The Law Society says the defence of provocation should be kept until something better is developed to replace it.
But gay rights advocates say the defence is legalised gay bashing and should have been ditched years ago.
Parliament's justice and electoral select committee is considering a government bill to abolish the partial defence of provocation.
Justice Minister Simon Power said earlier the change was on the cards before the controversial case of Otago University tutor Clayton Weatherston who argued he was provoked into stabbing girlfriend Sophie Elliott 216 times.
Weatherston pleaded guilty to manslaughter but the jury found him guilty of murder.
The Law Commission has twice recommended abolition, first in 2001 and again in 2007.
In a written submission on the bill, New Zealand Law Society president John Marshall QC said the commission's previous recommendation was made when the Labour government was planning to introduce a Sentencing Council and sentencing guidelines, but they were no longer going ahead.
The society's criminal law committee believed the defence should be retained "pending the development of other forms of defence".
Among its concerns were that it was not always appropriate that a provoked killer be labelled a murderer and that it should not just be up to a judge to determine where there was enough provocation to reduce the charge to manslaughter. It also said sentencing might not take into account lesser culpability.

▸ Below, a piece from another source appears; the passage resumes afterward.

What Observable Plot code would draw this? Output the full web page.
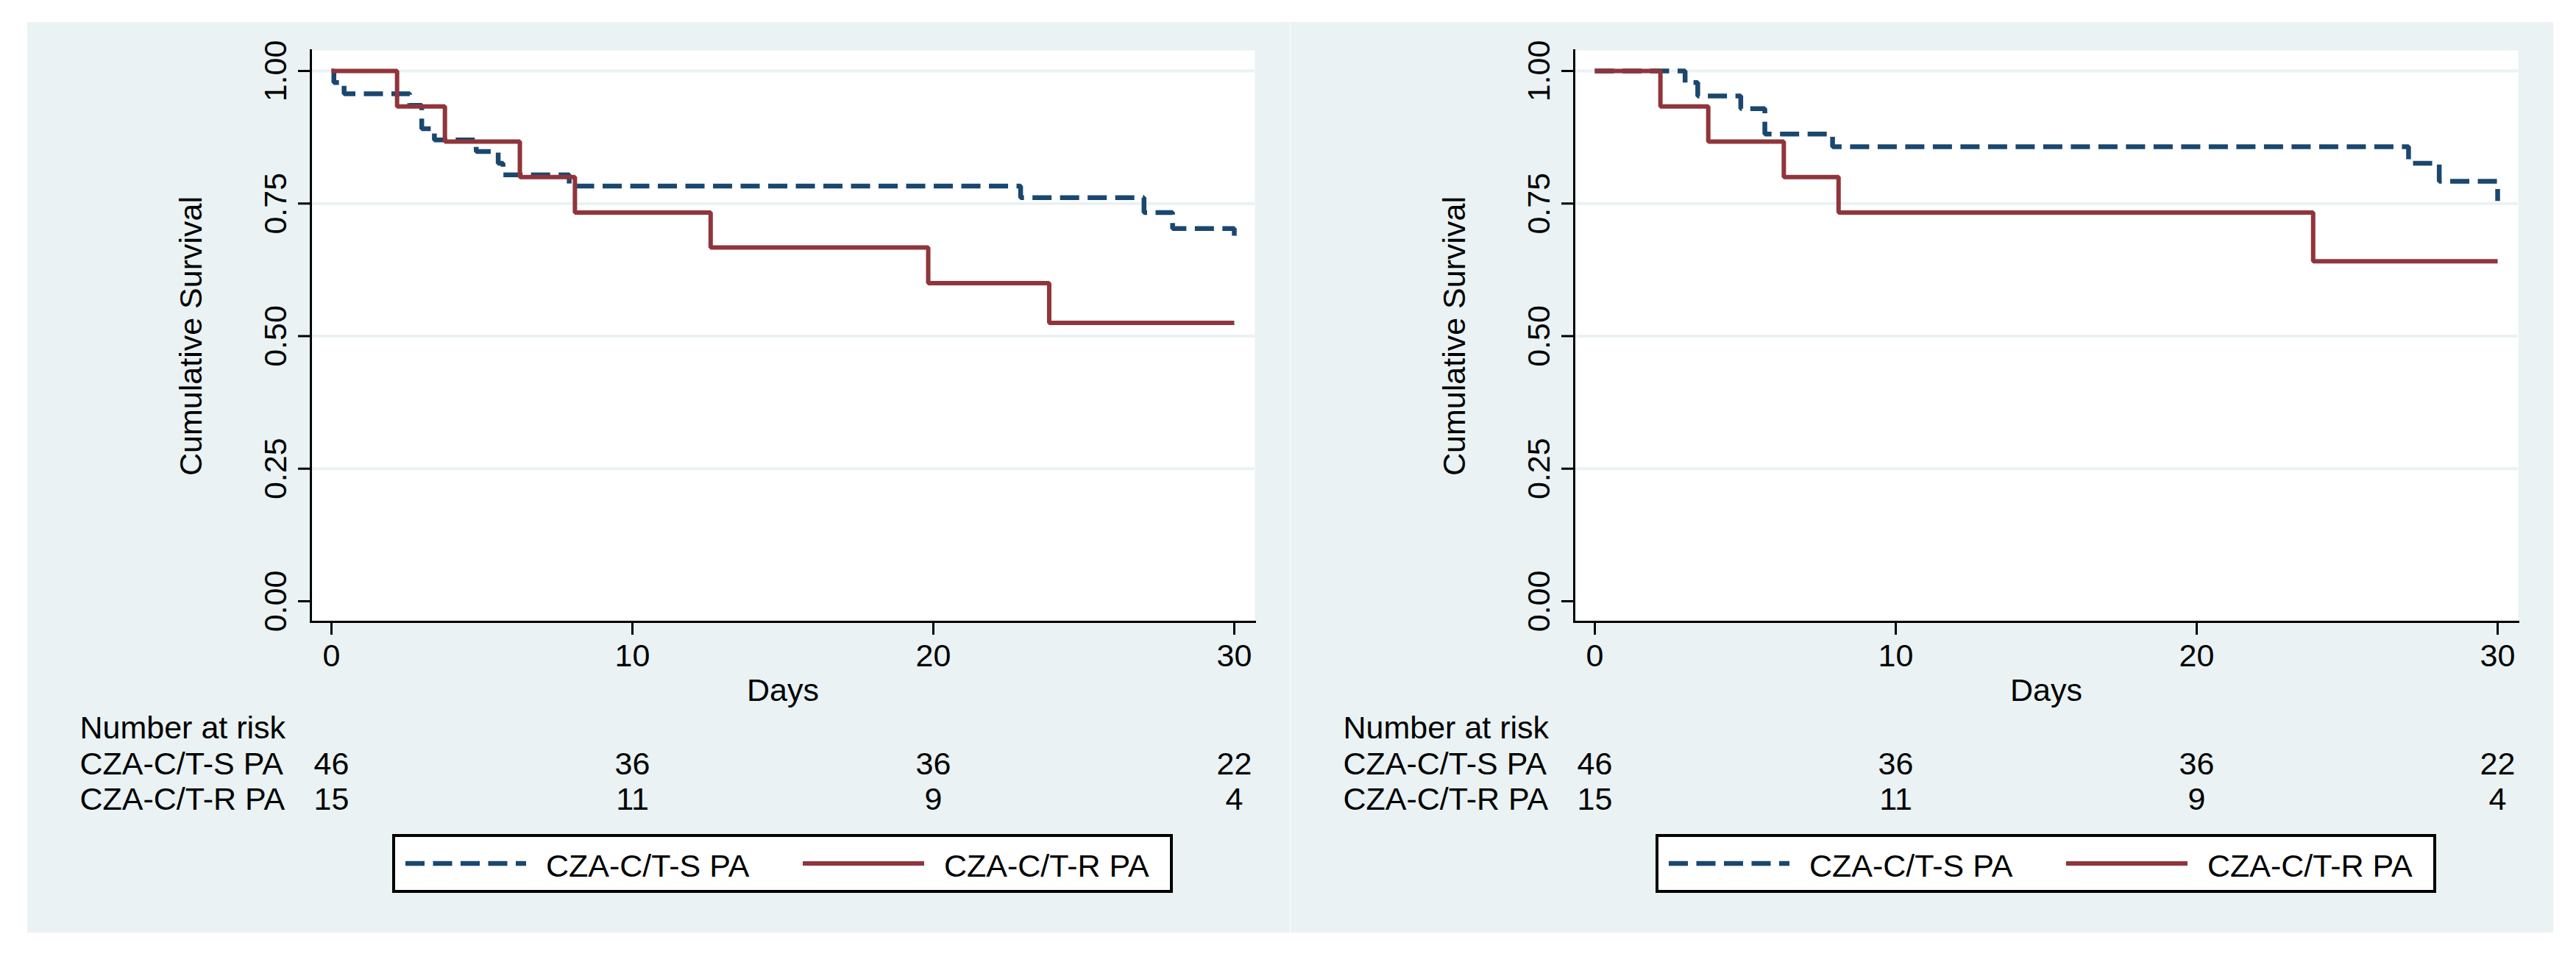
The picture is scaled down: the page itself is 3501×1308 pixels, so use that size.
<!DOCTYPE html>
<html>
<head>
<meta charset="utf-8">
<script src="https://cdn.jsdelivr.net/npm/d3@7"></script>
<script src="https://cdn.jsdelivr.net/npm/@observablehq/plot@0.6"></script>
<style>
html, body { margin: 0; padding: 0; background: #ffffff; }
#root { position: relative; width: 3501px; height: 1308px; font-family: "Liberation Sans", Arial, Helvetica, sans-serif; }
.panel { position: absolute; top: 30px; width: 1716px; height: 1238px; background: #EAF2F3; }
.panel svg { display: block; }
.legend { display: block; margin-left: 496px; margin-top: 24px; }
</style>
</head>
<body>
<div id="root"></div>
<script>
// ---------- data ----------
const seriesNames = ["CZA-C/T-S PA", "CZA-C/T-R PA"];
const seriesColors = ["#1a476f", "#90353b"];
const xTicks = [0, 10, 20, 30];
const yTicks = [0, 0.25, 0.5, 0.75, 1];
const gridTicks = [0.25, 0.5, 0.75, 1];
const riskDays = [0, 10, 20, 30];
const riskS = [46, 36, 36, 22];
const riskR = [15, 11, 9, 4];

// Panel A (left)
const sTimeA = [0, 0.08, 0.42, 2.6, 3.0, 3.42, 4.81, 5.54, 5.7, 7.9, 22.9, 27.0, 27.95, 30];
const sSurvA = [1, 0.978, 0.957, 0.935, 0.891, 0.870, 0.848, 0.826, 0.804, 0.783, 0.761, 0.733, 0.703, 0.674];
const rTimeA = [0, 2.18, 3.77, 6.26, 8.09, 12.6, 19.83, 23.85, 30];
const rSurvA = [1, 0.933, 0.867, 0.800, 0.733, 0.667, 0.600, 0.525, 0.525];

// Panel B (right)
const sTimeB = [0, 3.0, 3.42, 4.85, 5.65, 7.9, 27.04, 28.06, 30];
const sSurvB = [1, 0.978, 0.953, 0.929, 0.881, 0.857, 0.826, 0.792, 0.755];
const rTimeB = [0, 2.18, 3.77, 6.28, 8.1, 23.87, 30];
const rSurvB = [1, 0.933, 0.867, 0.800, 0.733, 0.641, 0.641];

// ---------- drawing ----------
const BG = "#EAF2F3";
const FS = 43;
const zip = (t, s) => t.map((d, i) => ({t: d, s: s[i]}));

function makePanel(sT, sS, rT, rS) {
  const sData = zip(sT, sS);
  const rData = zip(rT, rS);
  return Plot.plot({
    width: 1716,
    height: 1080,
    marginLeft: 385,
    marginRight: 48,
    marginTop: 38,
    marginBottom: 265,
    x: {domain: [0, 30], range: [413, 1640], label: null},
    y: {domain: [0, 1], range: [787, 66], label: null},
    style: {background: "transparent", color: "black", fontFamily: "Liberation Sans, Arial, Helvetica, sans-serif", fontSize: FS + "px"},
    marks: [
      Plot.frame({fill: "white", stroke: "none"}),
      Plot.gridY(gridTicks, {stroke: BG, strokeOpacity: 1, strokeWidth: 4}),
      Plot.line(sData, {x: "t", y: "s", curve: "step-after", stroke: seriesColors[0], strokeWidth: 6.5,
        strokeDasharray: "26 11.5", strokeLinecap: "butt", strokeLinejoin: "miter"}),
      Plot.line(rData, {x: "t", y: "s", curve: "step-after", stroke: seriesColors[1], strokeWidth: 6,
        strokeLinecap: "butt", strokeLinejoin: "miter"}),
      Plot.frame({anchor: "left", stroke: "black", strokeWidth: 3}),
      Plot.frame({anchor: "bottom", stroke: "black", strokeWidth: 3}),
      Plot.axisY(yTicks, {tickSize: 17, tickPadding: 17, tickRotate: -90, tickFormat: d3.format(".2f"),
        fontSize: FS, strokeWidth: 3, fill: "black", label: null}),
      Plot.axisX(xTicks, {tickSize: 18, tickPadding: 12, fontSize: FS, strokeWidth: 3, fill: "black", label: null}),
      Plot.text(["Days"], {frameAnchor: "bottom", dy: 107, lineAnchor: "bottom", fontSize: FS, fill: "black"}),
      Plot.text(["Cumulative Survival"], {frameAnchor: "left", dx: -149, rotate: -90, lineAnchor: "bottom",
        textAnchor: "middle", fontSize: FS, fill: "black"}),
      Plot.text(["Number at risk"], {frameAnchor: "bottom-left", dx: -314, dy: 158, textAnchor: "start",
        lineAnchor: "bottom", fontSize: FS, fill: "black"}),
      Plot.text([seriesNames[0]], {frameAnchor: "bottom-left", dx: -314, dy: 207, textAnchor: "start",
        lineAnchor: "bottom", fontSize: FS, fill: "black"}),
      Plot.text([seriesNames[1]], {frameAnchor: "bottom-left", dx: -314, dy: 255, textAnchor: "start",
        lineAnchor: "bottom", fontSize: FS, fill: "black"}),
      Plot.text(riskS, {x: riskDays, text: d => String(d), frameAnchor: "bottom", dy: 207, textAnchor: "middle",
        lineAnchor: "bottom", fontSize: FS, fill: "black"}),
      Plot.text(riskR, {x: riskDays, text: d => String(d), frameAnchor: "bottom", dy: 255, textAnchor: "middle",
        lineAnchor: "bottom", fontSize: FS, fill: "black"})
    ]
  });
}

function makeLegend() {
  const W = 1061, H = 80;
  const svg = d3.create("svg").attr("class", "legend").attr("width", W).attr("height", H)
    .style("font-family", "Liberation Sans, Arial, Helvetica, sans-serif");
  svg.append("rect").attr("x", 2).attr("y", 2).attr("width", W - 4).attr("height", H - 4)
    .attr("fill", "white").attr("stroke", "black").attr("stroke-width", 4);
  const items = [
    {x1: 18, x2: 182, tx: 209, dash: "26 11.5", w: 6.5},
    {x1: 558, x2: 723, tx: 750, dash: null, w: 6}
  ];
  items.forEach((it, i) => {
    const ln = svg.append("line").attr("x1", it.x1).attr("x2", it.x2).attr("y1", 40).attr("y2", 40)
      .attr("stroke", seriesColors[i]).attr("stroke-width", it.w);
    if (it.dash) ln.attr("stroke-dasharray", it.dash);
    svg.append("text").attr("x", it.tx).attr("y", 58).attr("font-size", FS).attr("fill", "black")
      .text(seriesNames[i]);
  });
  return svg.node();
}

const root = document.getElementById("root");
[[37, sTimeA, sSurvA, rTimeA, rSurvA], [1754, sTimeB, sSurvB, rTimeB, rSurvB]].forEach(([left, a, b, c, d]) => {
  const div = document.createElement("div");
  div.className = "panel";
  div.style.left = left + "px";
  div.appendChild(makePanel(a, b, c, d));
  div.appendChild(makeLegend());
  root.appendChild(div);
});
</script>
</body>
</html>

"If the partial defence were to be abolished, juries might convict on the alternative charge of manslaughter based on their sympathy for the defendant rather than on rational grounds," it said, citing another worry.
Mr Marshall said forms of defence could include, for example, diminished responsibility or degrees of murder.
Rainbow Wellington spokesman Tony Simpson was keen to see the defence dropped immediately.
While seldom successful, the defence had been used to assassinate the character of gay victims over the years and it was hard to accept when it resulted in an offender escaping penalty.
In July, Ferdinand Ambach was found guilty of manslaughter rather than murder after killing 69-year-old gay man Ronald Brown.
Mr Brown was beaten with a banjo before the instrument's neck was rammed down his throat. It was alleged he made sexual advances to Mr Brown.
Mr Simpson said there had been calls for change since Charles Aberhart, a gay man from Blenheim, was kicked to death in Hagley Park in 1964 by six youths aged between 15 and 17. They were found not guilty, despite evidence that they had gone to the park for a "spot of queer bashing" after alleging Mr Aberhart had provoked them by making a sexual advance.
It appeared the Government was willing to act when the case was about a man and a woman when the defence was unsuccessful, despite years of agitation for change after the defence was successful in cases against gay victims, Mr Simpson said.
"It's very hard to escape the question from our point of view that while it was just a couple of gays getting whacked nobody was all that concerned, but when a pretty young girl was involved it was somehow different."
The existing law as a "homophobic hangover," he said.
Kiri Hannifin from the National Collective of Independent Women's Refuges said her organisation supported the repeal.
"The law has done nothing to protect victims of violence, indeed perversely it's often used against them, and the Weatherston case is a recent example of that."
However, she was concerned the law did not properly cater for victims of domestic violence who killed their abusive partners.
"We're concerned that if provocation is abolished and we don't sort out self defence and sentencing isn't appropriately addressed, there is a huge gap in our legal framework for women who kill their husbands or partners because they themselves believe that if they don't they or their children will be killed."